▸ **Problem to solve**
Repeat the material below word for word and leave out all pictures.

▸ **Records shown**
☆ ☆ ☆ ☆ ☆

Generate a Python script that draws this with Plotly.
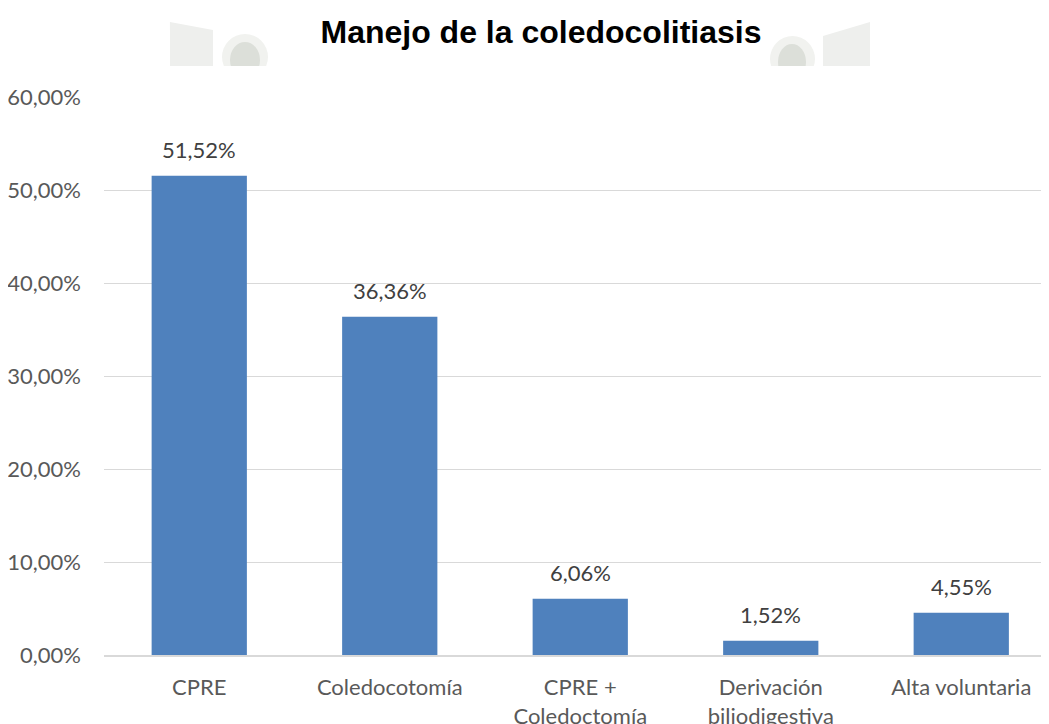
import plotly.graph_objects as go

categories = ["CPRE", "Coledocotomía", "CPRE +<br>Coledoctomía", "Derivación<br>biliodigestiva", "Alta voluntaria"]
values = [0.5152, 0.3636, 0.0606, 0.0152, 0.0455]
labels = ["51,52%", "36,36%", "6,06%", "1,52%", "4,55%"]
y_ticks = [0, 0.1, 0.2, 0.3, 0.4, 0.5, 0.6]
y_tick_text = ["0,00%", "10,00%", "20,00%", "30,00%", "40,00%", "50,00%", "60,00%"]

# page body has an 8px margin; figure coordinates are window coordinates minus 8
OFF = 8
W, H = 1049, 724
L, T = 104 - OFF, 97 - OFF
R = W - (1049 - OFF)
B = H - (655 - OFF)
pw, ph = W - L - R, H - T - B

def px(x):
    return (x - OFF - L) / pw

def py(y):
    return (H - B - (y - OFF)) / ph

FONT = "Lato, Open Sans, sans-serif"

fig = go.Figure()
fig.add_trace(go.Bar(
    x=list(range(len(categories))), y=values,
    marker=dict(color="#4f81bd", line=dict(width=0)),
    width=0.5,
))

for i, (v, t) in enumerate(zip(values, labels)):
    fig.add_annotation(x=i, y=v, text=t, showarrow=False, yanchor="middle", yshift=26,
                       font=dict(family=FONT, size=22, color="#404040"))

# faint watermark decorations behind title
shapes = []
def poly(pts, color):
    path = "M " + " L ".join(f"{px(x):.4f},{py(y):.4f}" for x, y in pts) + " Z"
    return dict(type="path", xref="paper", yref="paper", path=path, fillcolor=color, line=dict(width=0), layer="below")

def ell(x0, y0, x1, y1, color):
    return dict(type="circle", xref="paper", yref="paper", x0=px(x0), x1=px(x1), y0=py(y1), y1=py(y0),
                fillcolor=color, line=dict(width=0), layer="below")

shapes.append(poly([(170, 22), (213, 30), (213, 66), (170, 66)], "#eeefed"))
shapes.append(ell(222, 34, 268, 80, "#f1f2ef"))
shapes.append(ell(230, 42, 260, 78, "#dcdfd9"))
shapes.append(poly([(823, 36), (870, 22), (870, 66), (823, 66)], "#eeefed"))
shapes.append(ell(770, 36, 815, 82, "#f1f2ef"))
shapes.append(ell(778, 44, 806, 80, "#dcdfd9"))
shapes.append(dict(type="rect", xref="paper", yref="paper", x0=px(150), x1=px(900), y0=py(92), y1=py(66),
                   fillcolor="white", line=dict(width=0), layer="below"))
fig.update_layout(shapes=shapes)

fig.update_layout(
    width=W, height=H,
    margin=dict(l=L, r=R, t=T, b=B, autoexpand=False),
    paper_bgcolor="white", plot_bgcolor="rgba(0,0,0,0)",
    showlegend=False,
    title=dict(text="<b>Manejo de la coledocolitiasis</b>", x=px(541), xanchor="center", xref="paper",
               y=1 - (32 - OFF) / H, yanchor="middle",
               font=dict(family="Liberation Sans, Arial, sans-serif", size=32, color="black")),
    bargap=0.5,
)
fig.update_xaxes(
    tickmode="array", tickvals=list(range(len(categories))), ticktext=categories,
    range=[-0.5, -0.5 + pw / 190.5], automargin=False,
    showgrid=False, showline=True, linecolor="#d9d9d9", linewidth=2,
    ticks="", ticklabelstandoff=12,
    tickfont=dict(family=FONT, size=22, color="#595959"),
)
fig.update_yaxes(
    range=[0, 0.6], tickmode="array", tickvals=y_ticks, ticktext=y_tick_text, automargin=False,
    showgrid=True, gridcolor="#d9d9d9", gridwidth=1, zeroline=False,
    ticks="", ticklabelstandoff=22,
    tickfont=dict(family=FONT, size=22, color="#595959"),
)

fig.write_html("out.html")
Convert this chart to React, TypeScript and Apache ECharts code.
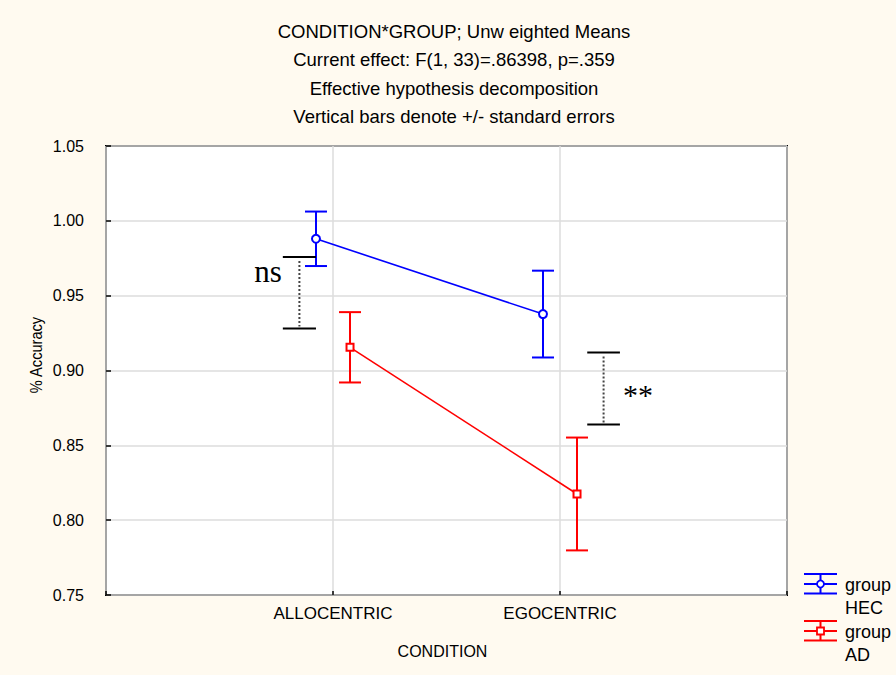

☆ ☆ ☆ ☆ ☆

▸ **Reply**
Generate a Python script that draws this with Plotly.
import plotly.graph_objects as go

categories = ["CPRE", "Coledocotomía", "CPRE +<br>Coledoctomía", "Derivación<br>biliodigestiva", "Alta voluntaria"]
values = [0.5152, 0.3636, 0.0606, 0.0152, 0.0455]
labels = ["51,52%", "36,36%", "6,06%", "1,52%", "4,55%"]
y_ticks = [0, 0.1, 0.2, 0.3, 0.4, 0.5, 0.6]
y_tick_text = ["0,00%", "10,00%", "20,00%", "30,00%", "40,00%", "50,00%", "60,00%"]

# page body has an 8px margin; figure coordinates are window coordinates minus 8
OFF = 8
W, H = 1049, 724
L, T = 104 - OFF, 97 - OFF
R = W - (1049 - OFF)
B = H - (655 - OFF)
pw, ph = W - L - R, H - T - B

def px(x):
    return (x - OFF - L) / pw

def py(y):
    return (H - B - (y - OFF)) / ph

FONT = "Lato, Open Sans, sans-serif"

fig = go.Figure()
fig.add_trace(go.Bar(
    x=list(range(len(categories))), y=values,
    marker=dict(color="#4f81bd", line=dict(width=0)),
    width=0.5,
))

for i, (v, t) in enumerate(zip(values, labels)):
    fig.add_annotation(x=i, y=v, text=t, showarrow=False, yanchor="middle", yshift=26,
                       font=dict(family=FONT, size=22, color="#404040"))

# faint watermark decorations behind title
shapes = []
def poly(pts, color):
    path = "M " + " L ".join(f"{px(x):.4f},{py(y):.4f}" for x, y in pts) + " Z"
    return dict(type="path", xref="paper", yref="paper", path=path, fillcolor=color, line=dict(width=0), layer="below")

def ell(x0, y0, x1, y1, color):
    return dict(type="circle", xref="paper", yref="paper", x0=px(x0), x1=px(x1), y0=py(y1), y1=py(y0),
                fillcolor=color, line=dict(width=0), layer="below")

shapes.append(poly([(170, 22), (213, 30), (213, 66), (170, 66)], "#eeefed"))
shapes.append(ell(222, 34, 268, 80, "#f1f2ef"))
shapes.append(ell(230, 42, 260, 78, "#dcdfd9"))
shapes.append(poly([(823, 36), (870, 22), (870, 66), (823, 66)], "#eeefed"))
shapes.append(ell(770, 36, 815, 82, "#f1f2ef"))
shapes.append(ell(778, 44, 806, 80, "#dcdfd9"))
shapes.append(dict(type="rect", xref="paper", yref="paper", x0=px(150), x1=px(900), y0=py(92), y1=py(66),
                   fillcolor="white", line=dict(width=0), layer="below"))
fig.update_layout(shapes=shapes)

fig.update_layout(
    width=W, height=H,
    margin=dict(l=L, r=R, t=T, b=B, autoexpand=False),
    paper_bgcolor="white", plot_bgcolor="rgba(0,0,0,0)",
    showlegend=False,
    title=dict(text="<b>Manejo de la coledocolitiasis</b>", x=px(541), xanchor="center", xref="paper",
               y=1 - (32 - OFF) / H, yanchor="middle",
               font=dict(family="Liberation Sans, Arial, sans-serif", size=32, color="black")),
    bargap=0.5,
)
fig.update_xaxes(
    tickmode="array", tickvals=list(range(len(categories))), ticktext=categories,
    range=[-0.5, -0.5 + pw / 190.5], automargin=False,
    showgrid=False, showline=True, linecolor="#d9d9d9", linewidth=2,
    ticks="", ticklabelstandoff=12,
    tickfont=dict(family=FONT, size=22, color="#595959"),
)
fig.update_yaxes(
    range=[0, 0.6], tickmode="array", tickvals=y_ticks, ticktext=y_tick_text, automargin=False,
    showgrid=True, gridcolor="#d9d9d9", gridwidth=1, zeroline=False,
    ticks="", ticklabelstandoff=22,
    tickfont=dict(family=FONT, size=22, color="#595959"),
)

fig.write_html("out.html")
Convert this chart to React, TypeScript and Apache ECharts code.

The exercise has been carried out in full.